SET TASK: Each entry below should be returned exactly as is, with the pictures removed.

INPUT:

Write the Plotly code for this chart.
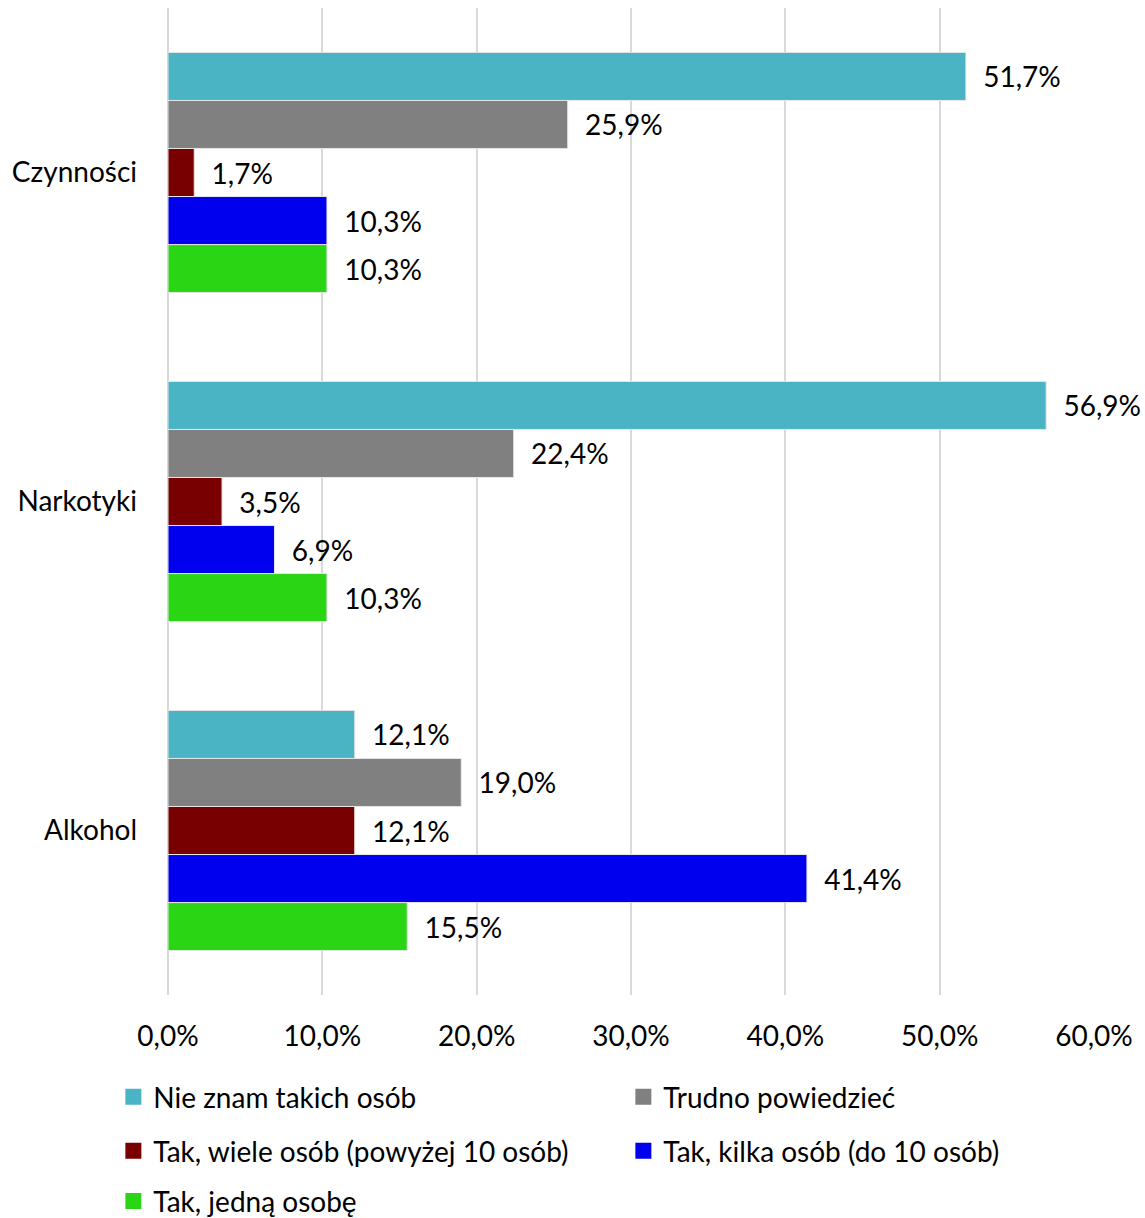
import plotly.graph_objects as go

categories = ['Alkohol', 'Narkotyki', 'Czynności']

series_names = [
    'Nie znam takich osób',
    'Trudno powiedzieć',
    'Tak, wiele osób (powyżej 10 osób)',
    'Tak, kilka osób (do 10 osób)',
    'Tak, jedną osobę',
]
nie_znam = [12.1, 56.9, 51.7]
trudno = [19.0, 22.4, 25.9]
wiele = [12.1, 3.5, 1.7]
kilka = [41.4, 6.9, 10.3]
jedna = [15.5, 10.3, 10.3]

colours = ['#4BB4C4', '#808080', '#780000', '#0000EE', '#2AD614']
values = [nie_znam, trudno, wiele, kilka, jedna]
legend_rows = ['legend', 'legend', 'legend2', 'legend2', 'legend3']

font = 'Lato, Carlito, Calibri, sans-serif'
fs = 28

fig = go.Figure()
# plotly draws the first trace at the bottom of a group, so add them reversed
for name, vals, col in reversed(list(zip(series_names, values, colours))):
    fig.add_trace(go.Bar(
        y=categories, x=vals, name=name, orientation='h', showlegend=False,
        marker=dict(color=col, line=dict(color='#E6E6E6', width=1)),
        text=vals, texttemplate='\u00a0\u00a0%{x:.1f}%', textposition='outside',
        textfont=dict(size=fs, color='black', family=font),
        cliponaxis=False,
    ))

# legend entries with bigger square markers, laid out as in the original
for name, col, lg in zip(series_names, colours, legend_rows):
    fig.add_trace(go.Scatter(
        x=[None], y=[None], mode='markers', name=name, legend=lg,
        marker=dict(symbol='square', size=18, color=col),
    ))

leg_common = dict(
    orientation='h', x=-0.059, xanchor='left', yanchor='middle',
    entrywidth=465, entrywidthmode='pixels',
    font=dict(size=fs, family=font), itemsizing='trace',
    bgcolor='rgba(0,0,0,0)',
)

fig.update_layout(
    width=1145, height=1218,
    barmode='group', bargap=0.27, bargroupgap=0,
    separators=',.',
    plot_bgcolor='white', paper_bgcolor='white',
    font=dict(family=font, size=fs, color='black'),
    margin=dict(l=168, r=51, t=8, b=223, autoexpand=False),
    legend=dict(leg_common, y=-0.1033),
    legend2=dict(leg_common, y=-0.158),
    legend3=dict(leg_common, y=-0.209),
)
fig.update_xaxes(
    range=[0, 60], dtick=10, tickformat='.1f', ticksuffix='%',
    showgrid=True, gridcolor='#D9D9D9', gridwidth=1.5,
    zeroline=True, zerolinecolor='#D9D9D9', zerolinewidth=1.5,
    ticks='', ticklabelstandoff=22, automargin=False,
)
fig.update_yaxes(showgrid=False, ticks='', ticklabelstandoff=30, automargin=False)

# drop the browser's default body margin so the figure sits at the page corner
fig.write_html('out.html', config={'displayModeBar': False},
               post_script="document.body.style.margin='0';")
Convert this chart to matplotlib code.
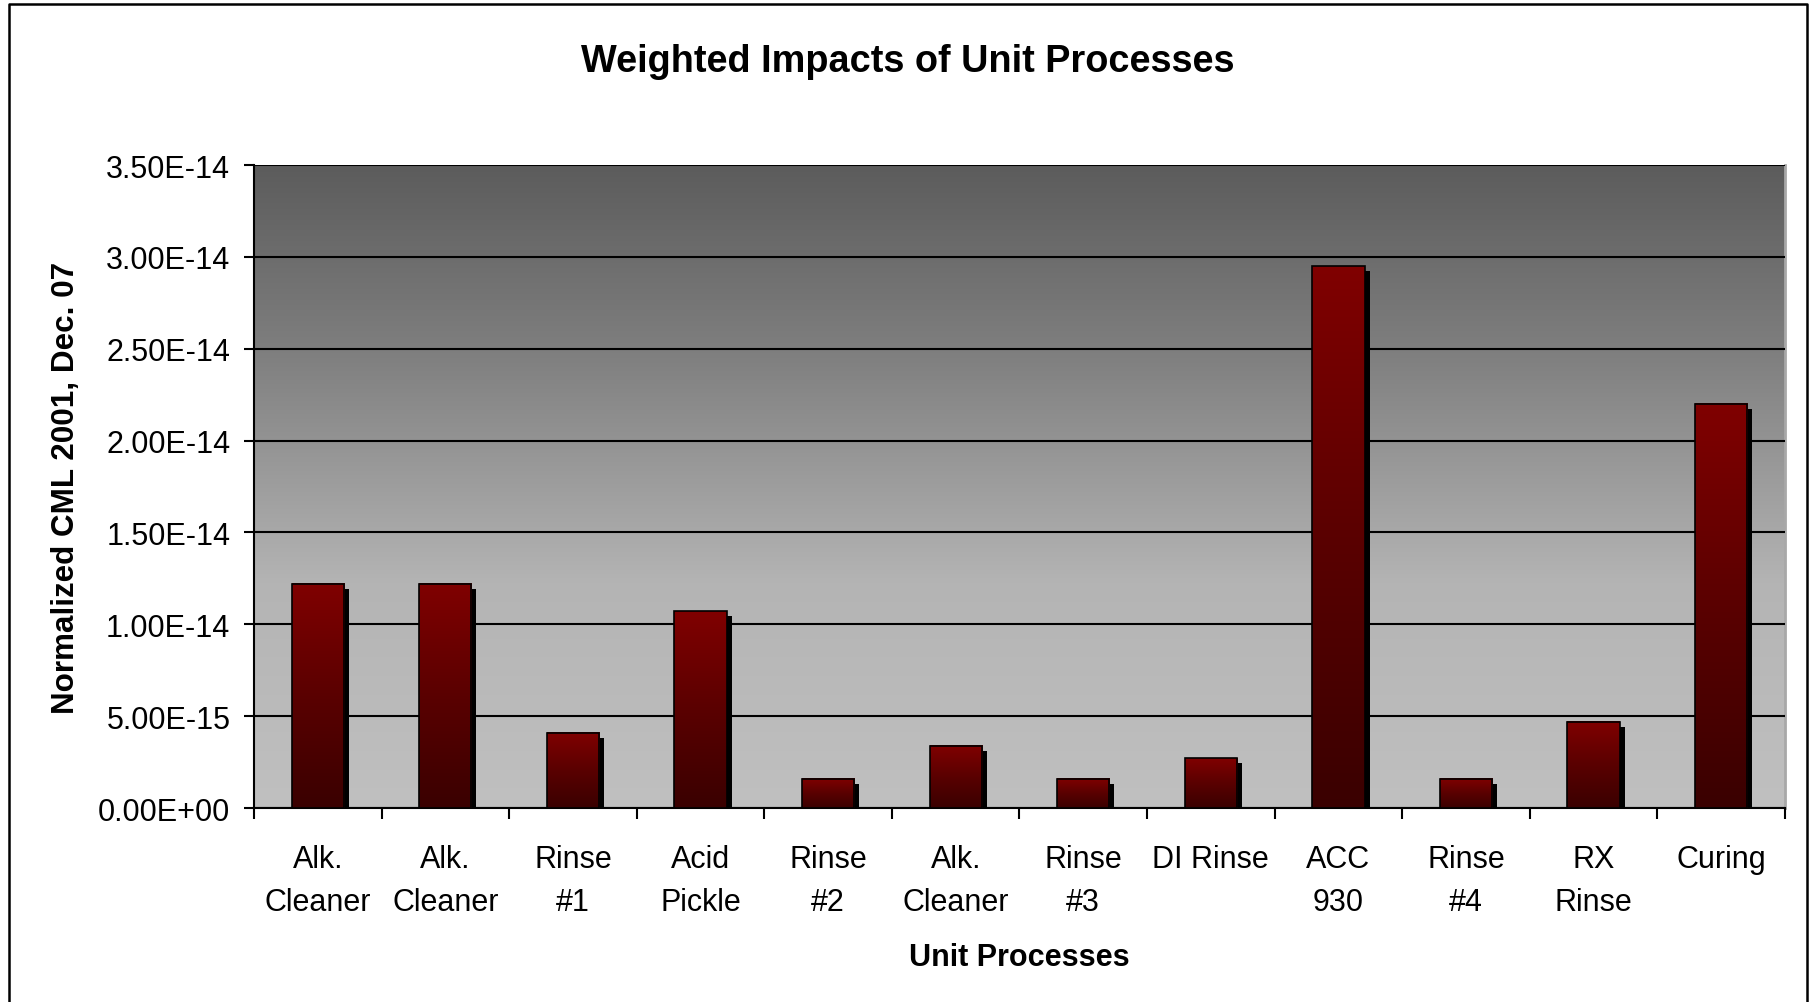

ANSWER TO THIS EXERCISE:
Write the Plotly code for this chart.
import plotly.graph_objects as go

categories = ['Alkohol', 'Narkotyki', 'Czynności']

series_names = [
    'Nie znam takich osób',
    'Trudno powiedzieć',
    'Tak, wiele osób (powyżej 10 osób)',
    'Tak, kilka osób (do 10 osób)',
    'Tak, jedną osobę',
]
nie_znam = [12.1, 56.9, 51.7]
trudno = [19.0, 22.4, 25.9]
wiele = [12.1, 3.5, 1.7]
kilka = [41.4, 6.9, 10.3]
jedna = [15.5, 10.3, 10.3]

colours = ['#4BB4C4', '#808080', '#780000', '#0000EE', '#2AD614']
values = [nie_znam, trudno, wiele, kilka, jedna]
legend_rows = ['legend', 'legend', 'legend2', 'legend2', 'legend3']

font = 'Lato, Carlito, Calibri, sans-serif'
fs = 28

fig = go.Figure()
# plotly draws the first trace at the bottom of a group, so add them reversed
for name, vals, col in reversed(list(zip(series_names, values, colours))):
    fig.add_trace(go.Bar(
        y=categories, x=vals, name=name, orientation='h', showlegend=False,
        marker=dict(color=col, line=dict(color='#E6E6E6', width=1)),
        text=vals, texttemplate='\u00a0\u00a0%{x:.1f}%', textposition='outside',
        textfont=dict(size=fs, color='black', family=font),
        cliponaxis=False,
    ))

# legend entries with bigger square markers, laid out as in the original
for name, col, lg in zip(series_names, colours, legend_rows):
    fig.add_trace(go.Scatter(
        x=[None], y=[None], mode='markers', name=name, legend=lg,
        marker=dict(symbol='square', size=18, color=col),
    ))

leg_common = dict(
    orientation='h', x=-0.059, xanchor='left', yanchor='middle',
    entrywidth=465, entrywidthmode='pixels',
    font=dict(size=fs, family=font), itemsizing='trace',
    bgcolor='rgba(0,0,0,0)',
)

fig.update_layout(
    width=1145, height=1218,
    barmode='group', bargap=0.27, bargroupgap=0,
    separators=',.',
    plot_bgcolor='white', paper_bgcolor='white',
    font=dict(family=font, size=fs, color='black'),
    margin=dict(l=168, r=51, t=8, b=223, autoexpand=False),
    legend=dict(leg_common, y=-0.1033),
    legend2=dict(leg_common, y=-0.158),
    legend3=dict(leg_common, y=-0.209),
)
fig.update_xaxes(
    range=[0, 60], dtick=10, tickformat='.1f', ticksuffix='%',
    showgrid=True, gridcolor='#D9D9D9', gridwidth=1.5,
    zeroline=True, zerolinecolor='#D9D9D9', zerolinewidth=1.5,
    ticks='', ticklabelstandoff=22, automargin=False,
)
fig.update_yaxes(showgrid=False, ticks='', ticklabelstandoff=30, automargin=False)

# drop the browser's default body margin so the figure sits at the page corner
fig.write_html('out.html', config={'displayModeBar': False},
               post_script="document.body.style.margin='0';")
Convert this chart to matplotlib code.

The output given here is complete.